Auriez-vous accepté d’entrer au gouvernement si le Premier ministre vous l’avait proposé?
Je viens à l’instant de vous faire savoir que la place de l’opposition n’est pas dans ce gouvernement. Maintenant, à titre personnel, vu mon âge et mon passé politique, la question ne peut être à l’ordre du jour.
Le gouvernement annonce les élections régionales et municipales pour le 13 octobre 2018. Allez-vous prendre part à ces élections ?
Ces élections s’annoncent dans un climat de fraudes organisées en amont, avec la transhumance des électeurs d’une circonscription électorale à une autre, et ce, avec la complicité de l’opérateur technique Morpho et l’aval de la Commission électorale indépendante (Cei). Les forces démocratiques, patriotiques et républicaines doivent impérativement s’organiser pour créer les conditions idoines pour des élections démocratiques, transparentes, sincères, apaisées et pacifiques, seules à même de sauver la nation ivoirienne du chaos qui s’annonce et dont les conséquences pourraient à nouveau être imprévisibles pour notre Nation.

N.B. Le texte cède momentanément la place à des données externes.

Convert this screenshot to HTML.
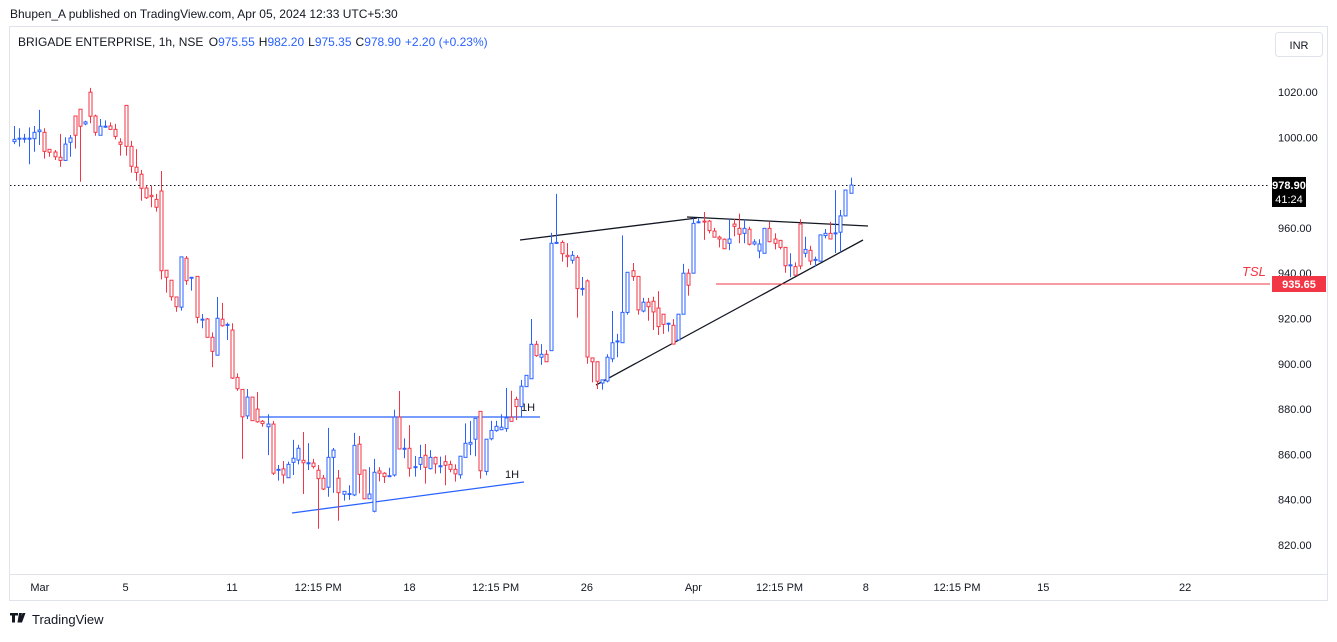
<!DOCTYPE html>
<html><head><meta charset="utf-8">
<style>
body{margin:0;background:#fff;width:1337px;height:637px;overflow:hidden;font-family:"Liberation Sans",sans-serif;}
svg text{font-family:"Liberation Sans",sans-serif;}
</style></head>
<body>
<svg id="chart" width="1337" height="637" xmlns="http://www.w3.org/2000/svg">
<text x="10" y="18" font-size="12" fill="#131722">Bhupen_A published on TradingView.com, Apr 05, 2024 12:33 UTC+5:30</text>
<rect x="9.5" y="26.5" width="1318" height="574" fill="none" stroke="#e0e3eb"/>
<line x1="10" y1="574.5" x2="1327" y2="574.5" stroke="#e0e3eb"/>
<text x="18" y="46" font-size="12" fill="#131722">BRIGADE ENTERPRISE, 1h, NSE <tspan dx="2">O</tspan><tspan fill="#2962ff">975.55</tspan><tspan dx="4">H</tspan><tspan fill="#2962ff">982.20</tspan><tspan dx="4">L</tspan><tspan fill="#2962ff">975.35</tspan><tspan dx="4">C</tspan><tspan fill="#2962ff">978.90</tspan><tspan dx="4" fill="#2962ff">+2.20 (+0.23%)</tspan></text>
<g><rect x="1275.5" y="32.5" width="47" height="24" rx="3" fill="#fff" stroke="#e0e3eb"/><text x="1299" y="49" font-size="11" text-anchor="middle" fill="#131722">INR</text></g>
<g id="yaxis"></g>
<g id="xaxis"></g>
<line x1="10" y1="185.5" x2="1270" y2="185.5" stroke="#131722" stroke-dasharray="1.5,2.5"/>
<g id="draw"></g>
<g id="candles"></g>
<g><rect x="1272" y="177" width="34" height="30" fill="#000"/><text x="1289" y="189" font-size="11" font-weight="bold" fill="#fff" text-anchor="middle">978.90</text><text x="1289" y="203" font-size="11" fill="#fff" text-anchor="middle">41:24</text></g>
<text x="1242" y="276" font-size="13" font-style="italic" fill="#f23645">TSL</text>
<g><rect x="1272" y="276" width="54" height="16" fill="#f23645"/><text x="1299" y="288" font-size="11" font-weight="bold" fill="#fff" text-anchor="middle">935.65</text></g>
<g><path d="M10 613h8v2.5h-3v7h-3v-7h-2z M19 613h3l-2 9.5h-2.5z M22.5 613h3l-3.5 9.5h-3z" fill="#131722"/><text x="32" y="624" font-size="13" fill="#131722">TradingView</text></g>
</svg>
<script>
const opens=[998.1,999.6,999.6,999.6,999.4,1002.5,1002.2,994.7,993.5,991.2,989.8,997.8,1009.4,1012.4,1005.9,1019.9,1009.4,1000.9,1004.9,1005.0,1003.5,997.9,1014.1,996.0,986.8,983.7,977.6,974.4,972.6,976.3,941.3,936.9,929.5,925.0,946.6,938.2,938.6,919.7,919.8,911.7,903.8,919.7,917.4,914.9,894.0,888.7,877.0,885.3,880.0,874.6,872.2,873.4,853.4,853.6,849.7,856.5,857.5,857.4,856.3,856.2,853.0,849.5,845.5,858.7,849.5,842.4,842.7,842.1,864.5,853.1,840.4,834.9,852.7,851.7,850.6,850.9,876.5,862.7,862.7,854.6,855.6,859.6,853.7,858.7,855.0,856.8,855.6,853.4,851.0,858.7,864.5,866.7,879.0,852.5,866.9,870.5,870.9,871.4,876.4,884.3,881.1,889.9,893.4,908.6,902.9,904.2,905.8,953.6,953.6,947.9,945.7,947.0,933.3,936.6,902.6,900.9,891.5,892.4,902.2,910.1,909.3,922.7,941.1,938.6,923.3,927.2,927.6,924.6,921.9,917.9,917.0,910.5,921.9,940.0,940.0,962.7,963.0,963.0,958.6,955.9,955.0,953.2,961.7,959.8,957.6,959.4,952.9,949.8,948.8,959.8,955.1,954.5,951.4,943.7,942.9,961.7,948.8,950.1,946.1,945.3,956.6,957.6,957.8,958.1,965.3,975.3];
const highs=[1005.0,1004.0,1001.5,1004.4,1005.0,1012.1,1004.0,994.7,994.4,1001.5,1000.0,1001.0,1009.4,1012.4,1007.3,1021.8,1010.0,1008.1,1007.5,1006.6,1005.9,999.6,1014.1,998.4,994.8,985.6,978.8,978.5,975.0,985.1,941.4,937.0,929.5,947.2,947.6,938.2,938.6,922.0,920.2,913.9,929.5,926.9,918.2,917.9,895.8,888.7,888.9,885.3,887.5,875.2,877.7,874.8,855.3,857.1,856.8,866.4,864.2,869.9,865.0,858.0,855.3,850.9,871.7,862.8,853.1,843.7,846.4,869.5,868.1,853.1,854.4,858.0,854.4,852.2,854.1,879.7,888.0,867.1,872.9,859.3,864.2,864.6,861.9,859.0,859.0,859.6,857.2,855.6,859.2,873.7,874.8,875.9,879.0,866.7,874.8,874.8,877.7,889.3,888.1,885.5,892.9,894.9,919.8,910.1,908.7,906.1,957.8,975.0,954.5,953.3,949.8,948.0,938.3,937.3,902.6,900.7,892.9,904.2,923.3,913.2,956.7,940.4,944.5,938.6,929.1,929.1,929.6,932.1,921.9,918.2,919.7,921.9,944.1,941.9,964.2,964.2,967.0,963.5,960.0,956.6,955.4,963.9,963.9,966.3,963.9,960.5,955.0,955.0,959.8,962.7,957.6,954.5,951.4,948.8,944.8,963.8,956.1,952.1,947.3,956.9,959.5,962.7,976.7,967.9,976.7,982.2];
const lows=[997.0,995.9,997.6,988.1,993.6,996.6,990.6,991.4,990.0,987.0,989.8,991.4,995.0,980.4,1005.3,1006.2,1000.7,1000.9,1004.2,1003.2,999.1,991.9,991.9,984.4,980.8,972.0,972.8,969.1,967.2,937.3,931.4,927.9,923.0,923.5,934.9,932.3,917.9,915.7,911.7,898.5,903.8,916.4,910.5,893.3,888.1,858.0,875.6,874.9,874.0,872.2,859.7,850.9,848.4,847.1,849.7,850.9,855.6,842.5,853.1,853.7,827.2,844.3,841.3,843.0,830.7,839.6,839.9,841.6,842.8,840.4,840.4,834.4,848.1,847.4,850.2,850.2,862.2,858.3,850.2,850.2,853.1,847.1,853.4,851.5,851.7,846.4,852.1,848.0,849.3,858.7,859.7,859.2,849.3,850.8,866.2,870.0,870.8,870.0,874.6,875.2,876.6,889.9,893.4,903.1,899.5,900.9,905.8,952.9,945.1,942.7,944.2,920.4,930.1,900.0,891.8,888.9,888.6,891.8,900.7,902.9,909.3,921.7,936.6,921.7,922.7,919.0,914.9,912.7,913.2,914.2,908.7,910.5,921.9,930.1,940.0,962.0,954.7,957.6,955.9,951.4,950.8,950.2,956.3,953.2,953.2,952.3,952.3,946.6,948.8,953.6,950.5,950.5,940.2,938.2,939.1,941.7,947.0,943.6,942.9,945.3,955.4,955.1,948.9,949.2,965.3,975.3];
const closes=[999.1,999.6,999.6,999.6,1002.2,1003.2,993.8,993.4,991.4,989.8,997.0,999.7,1000.9,1004.9,1006.8,1009.3,1002.2,1004.9,1004.9,1003.5,1000.4,996.9,996.0,987.2,984.5,977.5,973.3,973.8,969.1,941.1,938.2,929.6,925.2,947.2,936.7,938.2,920.5,919.7,911.7,905.5,920.1,916.8,917.4,893.7,889.0,876.6,885.3,874.9,874.4,873.6,873.4,851.7,853.4,850.9,855.6,858.3,862.7,856.3,856.3,854.6,849.3,844.7,858.7,861.9,843.1,843.7,842.7,864.0,851.2,840.4,842.5,852.1,851.7,850.2,850.6,876.5,862.4,862.7,853.9,854.6,858.6,854.3,858.7,855.8,855.0,855.2,853.4,851.4,859.2,864.9,865.3,875.9,852.8,866.7,870.6,872.4,872.0,876.1,874.6,881.1,890.1,894.9,908.6,903.6,904.2,900.9,953.2,953.6,948.6,947.3,947.9,933.2,933.3,903.0,900.9,892.3,892.9,902.9,909.3,910.1,922.7,940.4,938.5,923.8,927.2,925.2,922.9,916.4,917.4,917.9,908.7,921.9,940.0,934.7,962.0,962.7,962.6,958.8,955.9,955.1,950.8,955.1,960.7,957.2,959.8,952.8,953.8,952.9,959.8,953.9,953.2,951.4,943.3,943.7,939.1,943.2,950.5,945.4,946.1,956.9,957.6,955.1,957.8,965.3,976.7,978.9];
const priceTicks=[1020,1000,980,960,940,920,900,880,860,840,820];
const timeLabels=["Mar","5","11","12:15 PM","18","12:15 PM","26","Apr","12:15 PM","8","12:15 PM","15","22"];
const timeLabelIdx=[5.1,22,43,60,78,95,113,134,151,168,186,203,231];

const NS="http://www.w3.org/2000/svg";
function yScale(p){return 92+(1020-p)*2.265;}
function xScale(i){return 14+i*5.07;}
function mk(tag,attrs,parent){const e=document.createElementNS(NS,tag);for(const k in attrs)e.setAttribute(k,attrs[k]);parent.appendChild(e);return e;}

const ya=document.getElementById('yaxis');
priceTicks.forEach(p=>{
  if(p===980)return;
  const t=mk('text',{x:1278,y:yScale(p)+4,'font-size':11,fill:'#131722'},ya);
  
  
  t.textContent=p.toFixed(2);
});
const xa=document.getElementById('xaxis');
timeLabels.forEach((l,k)=>{
  const t=mk('text',{x:xScale(timeLabelIdx[k]),y:591,'font-size':11,fill:'#131722','text-anchor':'middle'},xa);
  
  
  t.textContent=l;
});

const cg=document.getElementById('candles');
for(let i=0;i<closes.length;i++){
  const up=closes[i]>=opens[i];
  const col=up?'#2962ff':'#f23645';
  const x=Math.round(xScale(i))+0.5;
  const g=mk('g',{},cg);
  
  
  const top=yScale(Math.max(opens[i],closes[i])), bot=yScale(Math.min(opens[i],closes[i]));
  mk('line',{x1:x,x2:x,y1:yScale(highs[i]),y2:top,stroke:col,'stroke-width':1},g);
  mk('line',{x1:x,x2:x,y1:bot,y2:yScale(lows[i]),stroke:col,'stroke-width':1},g);
  mk('rect',{x:x-1.5,y:top,width:3,height:Math.max(bot-top,1),fill:'#fff',stroke:col,'stroke-width':1},g);
}

const dg=document.getElementById('draw');
function ln(name,x1,y1,x2,y2,col,w){const l=mk('line',{x1,y1,x2,y2,stroke:col,'stroke-width':w},dg);return l;}
ln('resistance-line-1h',258,417,540,417,'#2962ff',1.3);
ln('support-trendline-1h',292,513,524,482,'#2962ff',1.3);
ln('triangle-upper-line-left',520,240,697,218,'#131722',1.3);
ln('triangle-upper-line-right',687,217,868,226,'#131722',1.3);
ln('triangle-lower-trendline',596,385,863,240,'#131722',1.3);
ln('tsl-line',716,284,1270,284,'#f23645',1);
const t1=mk('text',{x:521,y:411,'font-size':11,fill:'#131722'},dg);


t1.textContent='1H';
const t2=mk('text',{x:505,y:478,'font-size':11,fill:'#131722'},dg);


t2.textContent='1H';
</script>
</body></html>
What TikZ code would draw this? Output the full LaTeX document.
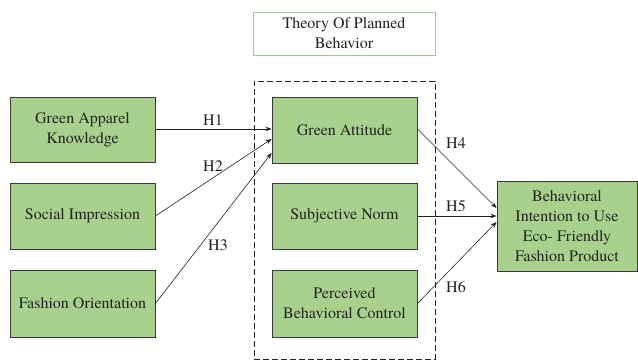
\documentclass[tikz,border=0pt]{standalone}
\usepackage{fontspec}
\setmainfont{TeX Gyre Termes}
\usetikzlibrary{arrows.meta}
\definecolor{boxgreen}{HTML}{A9D18E}
\definecolor{boxedge}{HTML}{3A3A3A}
\definecolor{txt}{HTML}{222222}
\definecolor{lightedge}{HTML}{A8C49A}
\tikzset{
  gbox/.style={draw=boxedge, line width=0.9pt, fill=boxgreen, text=txt, align=center,
    inner sep=0pt, font=\fontsize{16}{20}\selectfont},
  arr/.style={draw=txt, line width=0.6pt, -{Stealth[length=6pt,width=4.5pt]}},
  hlab/.style={text=txt, font=\fontsize{16}{18}\selectfont, inner sep=1pt},
}
\begin{document}
\begin{tikzpicture}[x=1pt,y=-1pt]
\useasboundingbox (0,0) rectangle (638,360);
% top title box
\node[draw=lightedge, line width=0.7pt, fill=white, text=txt, align=center, inner sep=0pt,
  minimum width=182pt, minimum height=43pt, font=\fontsize{16}{20}\selectfont]
  (tpb) at (344,33.5) {Theory Of Planned\\Behavior};
% dashed group
\node[draw=txt, dashed, dash pattern=on 6pt off 3pt, line width=0.7pt, minimum width=181pt, minimum height=278pt, inner sep=0pt]
  (grp) at (344.5,220) {};
% left boxes
\node[gbox, minimum width=145pt, minimum height=65pt] (gak) at (82.5,129.5) {Green Apparel\\Knowledge};
\node[gbox, minimum width=145pt, minimum height=66pt] (si) at (82.5,216) {Social Impression};
\node[gbox, minimum width=145pt, minimum height=67pt] (fo) at (82.5,303.5) {Fashion Orientation};
% middle boxes
\node[gbox, minimum width=145pt, minimum height=66pt] (ga) at (344.5,130) {Green Attitude};
\node[gbox, minimum width=145pt, minimum height=66pt] (sn) at (344.5,216) {Subjective Norm};
\node[gbox, minimum width=145pt, minimum height=67pt] (pbc) at (344.5,303.5) {Perceived\\Behavioral Control};
% right box
\node[gbox, minimum width=140pt, minimum height=90pt] (bi) at (567,226) {Behavioral\\Intention to Use\\Eco- Friendly\\Fashion Product};
% arrows
\draw[arr] (gak.east |- 0,129) -- (ga.west |- 0,129);
\draw[arr] (si.east) -- (ga.west |- 0,139);
\draw[arr] (fo.east) -- (ga.west |- 0,153);
\draw[arr] (ga.east |- 0,129) -- (bi.west |- 0,208);
\draw[arr] (sn.east) -- (bi.west |- 0,216);
\draw[arr] (pbc.east) -- (bi.west |- 0,222);
% labels
\node[hlab] (h1) at (213,120) {H1};
\node[hlab] (h2) at (213,166) {H2};
\node[hlab] (h3) at (218,245) {H3};
\node[hlab] (h4) at (456,143) {H4};
\node[hlab] (h5) at (456,206) {H5};
\node[hlab] (h6) at (456,287) {H6};
\end{tikzpicture}
\end{document}
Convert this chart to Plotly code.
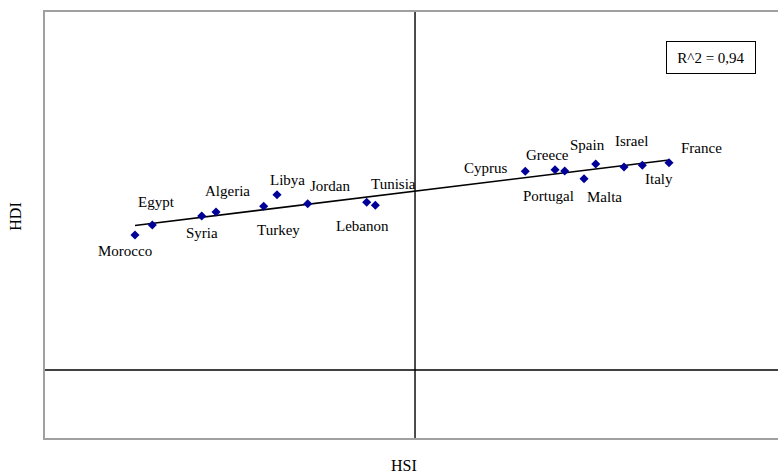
import numpy as np
import plotly.graph_objects as go

countries = ["Morocco", "Egypt", "Syria", "Algeria", "Turkey", "Libya", "Jordan",
             "Lebanon", "Tunisia", "Cyprus", "Greece", "Portugal", "Malta", "Spain",
             "Israel", "Italy", "France"]
hsi = [0.1216, 0.1450, 0.2118, 0.2311, 0.2955, 0.3135, 0.3550,
       0.4347, 0.4464, 0.6490, 0.6892, 0.7023, 0.7284, 0.7442,
       0.7824, 0.8072, 0.8432]
hdi = [0.6885, 0.7025, 0.7151, 0.7207, 0.7286, 0.7448, 0.7322,
       0.7342, 0.7300, 0.7775, 0.7797, 0.7779, 0.7672, 0.7877,
       0.7835, 0.7859, 0.7895]
r2_text = "R^2 = 0,94"
x_title = "HSI"
y_title = "HDI"
x_cross = 0.5
y_cross = 0.5

# label offsets in pixels (dx right, dy down)
label_dx = [-10, 4, 0, 11, 15, 10, 22, -4, 18, -39, -8, -16, 20, -8, 7, 17, 33]
label_dy = [16, -23, 17, -21, 24, -15, -18, 24, -21, -3, -15, 25, 18, -19, -26, 14, -15]

FONT = "Liberation Serif"

fig = go.Figure()

# trend line (least squares)
slope, intercept = np.polyfit(hsi, hdi, 1)
xt = [min(hsi), max(hsi)]
yt = [slope * v + intercept for v in xt]
fig.add_trace(go.Scatter(x=xt, y=yt, mode="lines",
                         line=dict(color="black", width=1.6),
                         hoverinfo="skip", showlegend=False))

fig.add_trace(go.Scatter(x=hsi, y=hdi, mode="markers",
                         marker=dict(symbol="diamond", size=7, color="#000099"),
                         text=countries, showlegend=False))

for c, x, y, dx, dy in zip(countries, hsi, hdi, label_dx, label_dy):
    fig.add_annotation(x=x, y=y, xref="x", yref="y", text=c, showarrow=False,
                       xanchor="center", yanchor="middle",
                       xshift=dx, yshift=-dy,
                       font=dict(family=FONT, size=15, color="black"))

# crossing axis lines
fig.add_shape(type="line", xref="x", yref="paper", x0=x_cross, x1=x_cross, y0=0, y1=1,
              line=dict(color="black", width=1.4))
fig.add_shape(type="line", xref="paper", yref="y", x0=0, x1=1, y0=y_cross, y1=y_cross,
              line=dict(color="black", width=1.4))

# R^2 box
fig.add_annotation(xref="paper", yref="paper", x=0.909, y=0.894, text=r2_text,
                   showarrow=False, xanchor="center", yanchor="middle",
                   bordercolor="black", borderwidth=1, borderpad=4,
                   width=80, height=23, bgcolor="white",
                   font=dict(family=FONT, size=15, color="black"))

# axis titles
fig.add_annotation(xref="paper", yref="paper", x=0.49, y=0, yanchor="middle",
                   yshift=-27, text=x_title, showarrow=False,
                   font=dict(family=FONT, size=16, color="black"))
fig.add_annotation(xref="paper", yref="paper", x=0, y=0.5195, xanchor="center",
                   xshift=-29, text=y_title, showarrow=False, textangle=-90,
                   font=dict(family=FONT, size=16, color="black"))

fig.update_xaxes(range=[0, 0.9905], showgrid=False, zeroline=False, showticklabels=False,
                 ticks="", showline=True, mirror=True, linecolor="#a0a0a0", linewidth=1.5)
fig.update_yaxes(range=[0.405, 1.0], showgrid=False, zeroline=False, showticklabels=False,
                 ticks="", showline=True, mirror=False, linecolor="#a0a0a0", linewidth=1.5)

fig.update_layout(width=778, height=474, margin=dict(l=45, r=0, t=12, b=36),
                  plot_bgcolor="white", paper_bgcolor="white",
                  font=dict(family=FONT))

fig.write_html("out.html", config={"displayModeBar": False},
               post_script="document.body.style.margin='0';document.body.style.overflow='hidden';")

La coalition « Debout, sauvons la Côte d'Ivoire » que vous dirigez, et bien d’autres partis ont demandé la réforme de la Cei. Rien n’est fait. Pourtant, le gouvernement annonce la tenue des d’élections municipales et régionales pour le 13 octobre prochain. Allez-vous prendre part à ces élections? Qu’entendez-vous faire?
Comme je viens de le dire tantôt, nous nous organisons pour rassembler les forces démocratiques, et exiger l’organisation d’élections démocratiques, justes et transparentes, gage de paix et de stabilité en Côte d’Ivoire.
En moins de 6 mois, c’est la 2e fois que vous rencontrez le président Bédié. Qu’attendez-vous de lui concrètement ?
C’est plutôt la 3e fois que je rencontre le président Bédié. Vous constatez donc qu’il y a une continuité! A chaque fois, il s’agit d’attirer son attention sur la gravité de la situation socio-politique dans notre pays, et chacune de ces rencontres a fait l’objet d’un communiqué. Vous le savez sans nul doute, que mes relations politiques avec le président Bédié datent maintenant de plusieurs décennies. Je vous rappelle qu’en 1985, alors député, j’ai occupé les fonctions de Vice-président de l’Assemblée nationale, au moment où le président Bédié en était le président. Aujourd’hui, le président Bédié est le doyen des responsables politiques de notre pays. Je connais l’attachement du président Bédié aux intérêts nationaux fondamentaux de notre pays, sur une base patriotique.